═════ Supplied information

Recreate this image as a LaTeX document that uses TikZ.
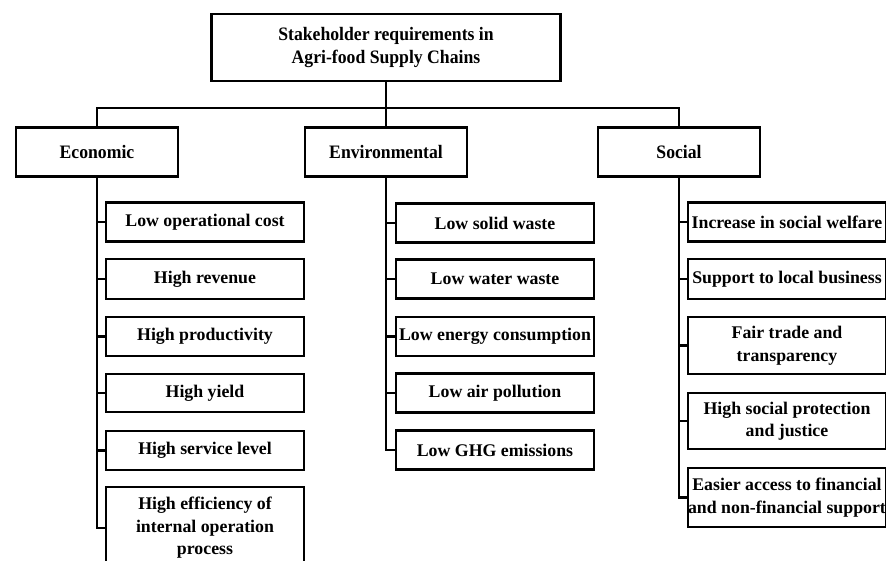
\documentclass[tikz,border=0pt]{standalone}
\usepackage{fontspec}
\setmainfont{Liberation Serif}
\newfontfamily\headfont[FakeStretch=0.93]{Liberation Serif}

\tikzset{
  headbox/.style={draw, line width=2.4pt, inner sep=0pt, align=center,
    minimum width=162pt, minimum height=49pt,
    font=\headfont\bfseries\fontsize{19}{22.5}\selectfont},
  itembox/.style={draw, line width=2.1pt, inner sep=0pt, align=center,
    minimum width=198pt,
    font=\bfseries\fontsize{17.8}{22.5}\selectfont},
  link/.style={line width=2.1pt},
}

\begin{document}
\begin{tikzpicture}[x=1pt, y=-1pt]
\useasboundingbox (0,0) rectangle (886,561);

% --- Root ---
\node[headbox, minimum width=349pt, minimum height=67pt] (root) at (386,47.5)
    {Stakeholder requirements in\\Agri-food Supply Chains};

% --- Three pillars ---
\node[headbox] (eco) at (97,152) {Economic};
\node[headbox] (env) at (386,152) {Environmental};
\node[headbox] (soc) at (679,152) {Social};

\draw[link] (root.south) -- (env.north);
\draw[link] (eco.north) -- ++(0,-18.5) -| (soc.north);

% --- Economic ---
\foreach \name/\ypos/\boxh/\txt in {
    e1/222/39/{Low operational cost},
    e2/279/40/{High revenue},
    e3/336.5/39/{High productivity},
    e4/393/38/{High yield},
    e5/450.5/39/{High service level},
    e6/528/82/{High efficiency of\\internal operation\\process}}
  \node[itembox, minimum height=\boxh pt] (\name) at (205,\ypos) {\txt};
\foreach \name in {e1,e2,e3,e4,e5}
  \draw[link] (eco.south |- \name.west) -- (\name.west);
\draw[link] (eco.south) |- (e6.west);

% --- Environmental ---
\foreach \name/\ypos/\txt in {
    v1/223/{Low solid waste},
    v2/279/{Low water waste},
    v3/336.5/{Low energy consumption},
    v4/393/{Low air pollution},
    v5/450/{Low GHG emissions}}
  \node[itembox, minimum height=39pt] (\name) at (495,\ypos) {\txt};
\foreach \name in {v1,v2,v3,v4}
  \draw[link] (env.south |- \name.west) -- (\name.west);
\draw[link] (env.south) |- (v5.west);

% --- Social ---
\foreach \name/\ypos/\boxh/\txt in {
    s1/222/39/{Increase in social welfare},
    s2/279/40/{Support to local business},
    s3/345.5/57/{Fair trade and\\transparency},
    s4/421/56/{High social protection\\and justice},
    s5/497.5/59/{Easier access to financial\\and non-financial support}}
  \node[itembox, minimum height=\boxh pt] (\name) at (787,\ypos) {\txt};
\foreach \name in {s1,s2,s3,s4}
  \draw[link] (soc.south |- \name.west) -- (\name.west);
\draw[link] (soc.south) |- (s5.west);
\end{tikzpicture}
\end{document}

══════════

### Problem description
Except for the pictures, print the data above exactly.

### Completed exercise
Recreate this image as a LaTeX document that uses TikZ.
\documentclass[tikz,border=0pt]{standalone}
\usepackage{fontspec}
\setmainfont{Liberation Serif}
\newfontfamily\headfont[FakeStretch=0.93]{Liberation Serif}

\tikzset{
  headbox/.style={draw, line width=2.4pt, inner sep=0pt, align=center,
    minimum width=162pt, minimum height=49pt,
    font=\headfont\bfseries\fontsize{19}{22.5}\selectfont},
  itembox/.style={draw, line width=2.1pt, inner sep=0pt, align=center,
    minimum width=198pt,
    font=\bfseries\fontsize{17.8}{22.5}\selectfont},
  link/.style={line width=2.1pt},
}

\begin{document}
\begin{tikzpicture}[x=1pt, y=-1pt]
\useasboundingbox (0,0) rectangle (886,561);

% --- Root ---
\node[headbox, minimum width=349pt, minimum height=67pt] (root) at (386,47.5)
    {Stakeholder requirements in\\Agri-food Supply Chains};

% --- Three pillars ---
\node[headbox] (eco) at (97,152) {Economic};
\node[headbox] (env) at (386,152) {Environmental};
\node[headbox] (soc) at (679,152) {Social};

\draw[link] (root.south) -- (env.north);
\draw[link] (eco.north) -- ++(0,-18.5) -| (soc.north);

% --- Economic ---
\foreach \name/\ypos/\boxh/\txt in {
    e1/222/39/{Low operational cost},
    e2/279/40/{High revenue},
    e3/336.5/39/{High productivity},
    e4/393/38/{High yield},
    e5/450.5/39/{High service level},
    e6/528/82/{High efficiency of\\internal operation\\process}}
  \node[itembox, minimum height=\boxh pt] (\name) at (205,\ypos) {\txt};
\foreach \name in {e1,e2,e3,e4,e5}
  \draw[link] (eco.south |- \name.west) -- (\name.west);
\draw[link] (eco.south) |- (e6.west);

% --- Environmental ---
\foreach \name/\ypos/\txt in {
    v1/223/{Low solid waste},
    v2/279/{Low water waste},
    v3/336.5/{Low energy consumption},
    v4/393/{Low air pollution},
    v5/450/{Low GHG emissions}}
  \node[itembox, minimum height=39pt] (\name) at (495,\ypos) {\txt};
\foreach \name in {v1,v2,v3,v4}
  \draw[link] (env.south |- \name.west) -- (\name.west);
\draw[link] (env.south) |- (v5.west);

% --- Social ---
\foreach \name/\ypos/\boxh/\txt in {
    s1/222/39/{Increase in social welfare},
    s2/279/40/{Support to local business},
    s3/345.5/57/{Fair trade and\\transparency},
    s4/421/56/{High social protection\\and justice},
    s5/497.5/59/{Easier access to financial\\and non-financial support}}
  \node[itembox, minimum height=\boxh pt] (\name) at (787,\ypos) {\txt};
\foreach \name in {s1,s2,s3,s4}
  \draw[link] (soc.south |- \name.west) -- (\name.west);
\draw[link] (soc.south) |- (s5.west);
\end{tikzpicture}
\end{document}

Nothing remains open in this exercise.